Há uma coisa que é preciso perceber acerca de Quentin Tarantino, que é que ele é um cinéfilo. E todos os cinéfilos adoram os seus filmes preferidos, e adoram falar sobre eles, e ver de que maneiras eles se comparam uns aos outros, e analisá-los até ao fim do mundo, e ver que padrões emergem dessas análises.
Quando um cinéfilo tem talento suficiente para começar a fazer os seus próprios filmes, até é possível que parta em algumas digressões artísticas mas, na maior parte das vezes, o cinéfilo vai fazer o seu tipo preferido de filme.
Quentin Tarantino gosta MUITO de westerns, e uma coisa que podemos ter a certeza, é que ele vai consistentemente voltar a esse género, para voltar a tentar atingir esse western ideal, que ele carrega dentro do seu coração de cinéfilo.
Os Oito Odiados é mais uma versão desse western ideal que o Quentin Tarantino está a tentar fazer.
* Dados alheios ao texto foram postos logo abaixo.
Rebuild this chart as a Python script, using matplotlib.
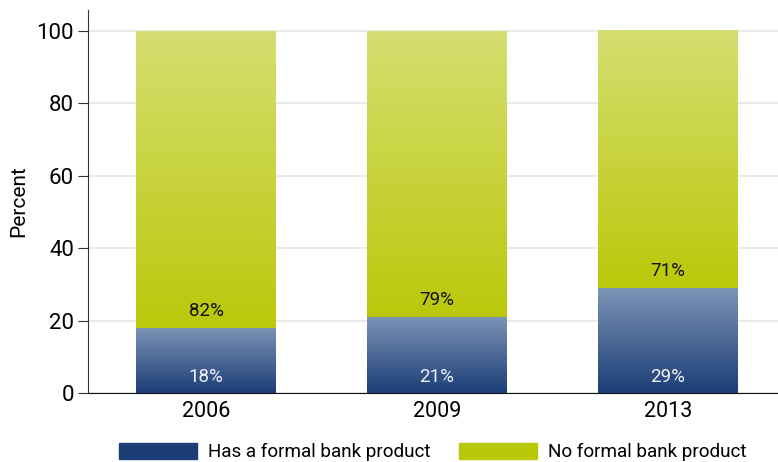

Todos os tropes dos westerns estão neste filme, e Tarantino não se coíbe de os chamar pelos nomes. Temos o Xerife, o Carrasco, o Caçador de Prémios, o Cowboy, a Criminosa, o Confederado, o Inglês, todos fechados numa casa a desconfiarem uns dos outros.
É o mundo de Django Libertado (2012) com o ritmo de À Prova de Morte (2007) com a dinâmica de Cães Danados (1992). É o Quentin Tarantino a pegar em todos os seus actores fetiche, dentro do seu género preferido, com todos os diálogos que ele sabe escrever tão bem.
Se isto vos parece um bocado onanista, é porque é. Quentin Tarantino é um cinéfilo.
Os Oito Odiados não é um filme inovador, não é um filme que quebre barreiras ou que se esforce por fazer algo de diferente. É um filme tão Tarantino, que mais ninguém para além de Tarantino poderia fazer. É talvez o filme mais Tarantino que o Tarantino podia ter feito, e isto é o que eu costumava dizer acerca de À Prova de Morte.
Como já disse, todas as personagens são tiradas de todos os westerns que já viram, e é divertido vê-las todas no mesmo filme. É uma espécie de Liga de Cavalheiros Extraordinários ou Os Vingadores, mas dentro do formato western.
As interpretações são, todas elas, perfeitas. Qualquer um dos actores está na sua zona de conforto, e calçam os sapatos destas personagens como ninguém. Samuel L. Jackson e Kurt Russel são maiores que a vida; Walton Goggins, Tim Roth, Michael Madsen, Bruce Dern e Demian Bichir constroem personagens secundárias fascinantes; Jennifer Jason Leigh consegue sobressair deste conjunto de pesos pesados.
O ritmo é muito lento, e isso poderá não ser para toda a gente. Mas não é um erro, é só uma decisão artística. O filme é levado pelas personagens, e são elas o foco central do filme. Para que isso funcione, o filme precisa de espaço e tempo, para respirar, e para poder deixar as personagens dizerem o que têm de dizer.
Os diálogos são muito divertidos e típicamente Tarantinescos, desde os palavrões até às conversas cruzadas. O enredo tem uma escala muito pequenina e claustrofóbica, adequada à história de oito pessoas desagradáveis fechadas numa casa, que evolui de forma quase imprevisível, fazendo-nos trocar de alianças com as personagens várias vezes durante o filme.
O storytelling foi para mim um dos aspectos do filme de que eu mais gostei, com Tarantino a demonstrar que domina a arte, brincando com imenso à vontade com flashbacks, narração e narrativa visual.
Por falar nisso, a direcção de arte é perfeita, a fotografia é excelente e a realização é incensurável. Em momentos, este filme parece ser irmão do Renascido, tanto em luz como na violência.
Finalmente, o uso da música é minimalista, mas quando está presente, é assoberbante. Não é qualquer um que consegue ter Ennio Morricone a fazer música para o seu filme, mas se alguém consegue, é Tarantino.
Não é um filme perfeito, não é um filme de aventuras, não é um filme épico. É um filme do Tarantino, para quem gosta de filmes do Tarantino.